Finland has a huge student protest tradition | (Image: ©Martin Spalek)
As well as daily parties, the student organisations have a number of traditions to get involved in. For example, badges are given out as rewards for certain achievements (presence at parties, completion of tasks) and can be sewn onto any garment. Through diligent collection of these badges, each student can prove his party attitude and ability to hold his drink. At APPRO, for example, a ‘beer A-level’ can be earned by drinking 9 beers in 4 hours. Specially trained tutors make sure that we exchange students are always kept informed of events. Thus I have already sat at a sauna-party completely naked with all my friends, and have had to be woken up by my tutor after a film-night of all the Finnish classics.
Finland and North-europe take everyone by storm
©Jaume SalaAs well as all this, Finland is brimming with things to see.
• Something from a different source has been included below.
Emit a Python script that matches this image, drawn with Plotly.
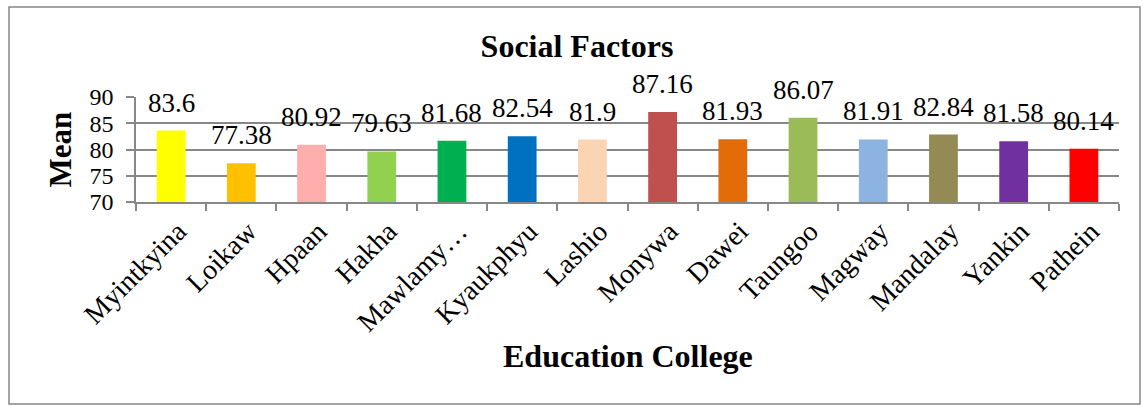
import plotly.graph_objects as go

# ---- data ----
colleges = ["Myintkyina", "Loikaw", "Hpaan", "Hakha", "Mawlamy…", "Kyaukphyu", "Lashio",
            "Monywa", "Dawei", "Taungoo", "Magway", "Mandalay", "Yankin", "Pathein"]
means = [83.6, 77.38, 80.92, 79.63, 81.68, 82.54, 81.9, 87.16, 81.93, 86.07, 81.91, 82.84, 81.58, 80.14]
mean_labels = ["83.6", "77.38", "80.92", "79.63", "81.68", "82.54", "81.9",
               "87.16", "81.93", "86.07", "81.91", "82.84", "81.58", "80.14"]
bar_colors = ["#FFFF00", "#FFC000", "#FFAEAE", "#92D050", "#00B050", "#0070C0", "#FBD4B4",
              "#C0504D", "#E36C09", "#9BBB59", "#8DB3E2", "#948A54", "#7030A0", "#FF0000"]
y_ticks = [70, 75, 80, 85, 90]

FONT = "Liberation Serif, Times New Roman, serif"
GRID = "#878787"

fig = go.Figure()
fig.add_trace(go.Bar(
    x=colleges, y=means, marker=dict(color=bar_colors, line=dict(width=0)),
    width=0.41, showlegend=False, hoverinfo="x+y",
))

annotations = []
for c, v, t in zip(colleges, means, mean_labels):
    annotations.append(dict(x=c, y=v, text=t, xref="x", yref="y", showarrow=False,
                            yanchor="bottom", yshift=11,
                            font=dict(family=FONT, size=27, color="black")))

# axis titles
annotations.append(dict(x=0.5, y=-1.47, xref="paper", yref="paper", text="<b>Education College</b>",
                        showarrow=False, xanchor="center", yanchor="middle",
                        font=dict(family=FONT, size=32, color="black")))
annotations.append(dict(x=-0.0763, y=0.5, xref="paper", yref="paper", text="<b>Mean</b>",
                        showarrow=False, textangle=-90, xanchor="center", yanchor="middle",
                        font=dict(family=FONT, size=31, color="black")))

fig.update_layout(
    width=1143, height=406, autosize=False,
    margin=dict(l=136, r=24, t=97, b=204),
    paper_bgcolor="white", plot_bgcolor="white",
    title=dict(text="<b>Social Factors</b>", x=577 / 1143, xanchor="center",
               y=(406 - 46) / 406, yanchor="middle", xref="container", yref="container",
               font=dict(family=FONT, size=32, color="black")),
    annotations=annotations,
    shapes=[dict(type="rect", xref="paper", yref="paper",
                 x0=(9 - 136) / 983, x1=(1140 - 136) / 983,
                 y0=(202 - 404) / 105, y1=(202 - 7) / 105,
                 line=dict(color="#868686", width=1.5), fillcolor="rgba(0,0,0,0)", layer="below")],
)

fig.update_xaxes(
    type="category", range=[-0.5, len(colleges) - 0.5],
    showline=True, linecolor=GRID, linewidth=1.5,
    ticks="outside", tickson="boundaries", ticklen=7, tickcolor=GRID, tickwidth=1.5,
    tickangle=-45, tickfont=dict(family=FONT, size=28, color="black"),
    ticklabelshift=7,
    showgrid=False, zeroline=False,
)
fig.update_yaxes(
    range=[70, 90], tickvals=y_ticks, ticktext=[str(v) for v in y_ticks],
    showgrid=True, gridcolor=GRID, gridwidth=1.5,
    showline=True, linecolor=GRID, linewidth=1.5,
    ticks="outside", ticklen=8, tickcolor=GRID, tickwidth=1.5,
    tickfont=dict(family=FONT, size=24, color="black"), ticklabelstandoff=8,
    zeroline=False,
)

fig.write_html("out.html")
Whether in colourful autumn or cold winter, at some point every exchange student will be drawn north to the Arctic circle: either as a lonely wanderer looking for reindeer or as part of an organised group; to Santa’s grotto in Rovaniemi or by snowmobile through snow-covered forests. And no-one goes home from Finland without going into raptures over the warming effects of mulled wine by a campfire on a freezing cold night in the woods.
Most people here also explore the European surroundings. Again and again, whole groups will get hold of one euro flights to Riga. Photos do the rounds of Spainiards, Koreans and Americans in St Petersburg, sitting in German limousines drinking Russian vodka. And not to forget, there’s plenty to experience here in Tampere and its neighbourhood. Almost continuous film festivals, numerous museums and nearby forests and lakes call erasmus students to some activity every day. So between my lectures I pull on some warm sports clothes, jog through the forest behind my uni, and relax in the 24-hour-heated university sauna. What acts as jogging route or swimming lake in summer becomes a ski-run and an ice-skating rink in winter. My friend Petri can abuse the Finnish winter all he likes: I make the most of every second in a short November day in Tampere.